More often than not, you can find the CLC Tree Services crew at someone’s home or business working on a select few or individual trees. We assess, fertilize, prune, cut down and attend to storm damage on trees. Sometimes though, we are called out to clean up other damage. That was the case this week at a local roadwork construction site.
We have often been called out beforehand to trim city trees that are overhanging roadways before summer road maintenance is undertaken. This prevents trees from being damaged when large, heavy machinery is brought in to dig up roads and move around construction materials, such as concrete pipes, large wooden pallets and more. In London, 20-30 streets are reconstructed every year, but many more are worked on either for water mains, sewers, curbs, sidewalks, or a combination thereof, so you can imagine how busy that keeps tree companies in the spring, before the actual construction begins.
Sadly though, accidents still happen. Sometimes it is due to a poor job of trimming beforehand and other times it is due to construction workers that don’t gauge a space between tree limb and a digger’s bucket as well as they could. With the size of some of the diggers, cranes, tractors, dump trucks and more that are used, it is a wonder that further damage is not done. It seems that the roadside trees end up taking the brunt of the wounds inflicted and it is not a rarity that they still get damaged during construction.
That was the case in a small London, Ontario neighbourhood this summer, where several trees have been scraped and a number of limbs broken off. We received a phone call to come out to take a look at the damaged trees and see what we could do. While the trees had been trimmed beforehand, watching large diggers rumble up and down the dug-up street attested to the potential for damages.

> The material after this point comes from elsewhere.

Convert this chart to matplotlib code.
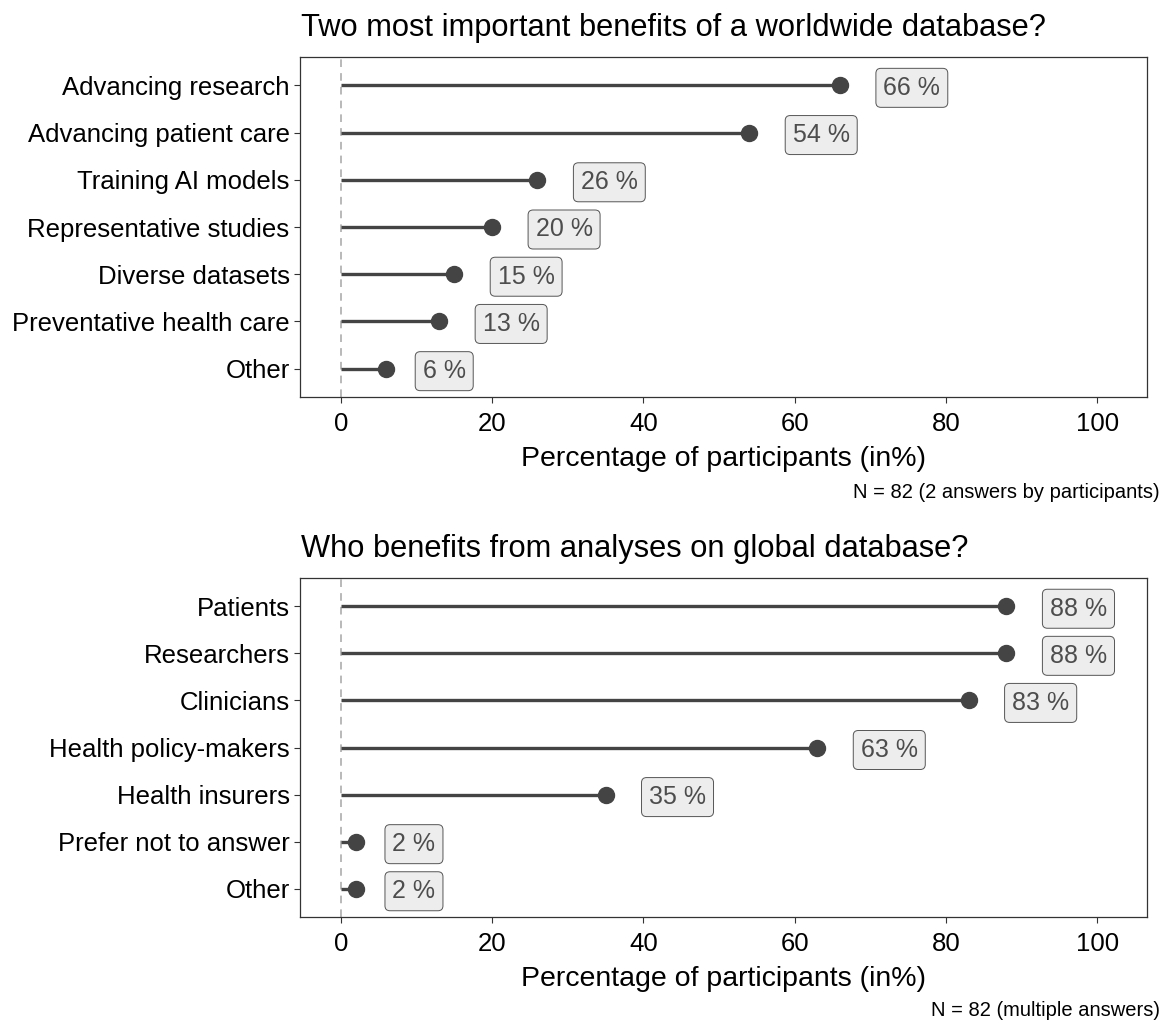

Many of the trees around the crescent had scrapes, scabs and evidence of limbs that were torn off. CLC sent in a crew to see if we could reduce the damages that were done to these trees.
While you might think it’s not a big deal to leave the trees as they are, or even worry that more pruning could do further damage, that is not the case. If these trees were left as is, their wounds would be susceptible to disease or insect infestation. All of the London and area trees are already suffering, due to the lack of rain that has fallen on our fair city thus far this summer, which also puts these trees at further risk. Add drought to the root damage, and ragged edges on many a limb and branch, and these trees might all be gone in a few years, if nothing is done now. And while the construction company does put tree protection up (a plastic fence to protect the trees from heavy machinery), this does little to protect the roots of the trees when the pavement and everything underneath it is ripped up. One or two roots hurt isn’t a big deal, but when the tree is mere feet from the curb, there is potential for much more damage to occur. I suppose that is the price you pay when the trees are planted too close to the road to begin with, but our crew today was more concerned with helping the damaged trees before further harm could befall them.
So we climbed into this tree and rode the bucket lift up into that one. We carefully trimmed branches with jagged ends and removed limbs that we knew to be dead. As we rumbled around the crescent, the fallen branches were tossed into our chipper as we went. There has already been enough damage to the trees and I suspect the residents of this usually peaceful neighbourhood appreciated that someone was looking out for them during this time of dramatic upheaval. Next year there will be a smoothly paved road, and the memory of early morning diggers beeping just outside of people’s homes will fade. Hopefully, with CLC’s TLC, these area trees will begin to recover as well.
In the meantime, we will keep on trucking to the next site in need, attending to our friends the trees. If you want to care for your own trees, be kind and give them a drink. Your trees will thank YOU for it.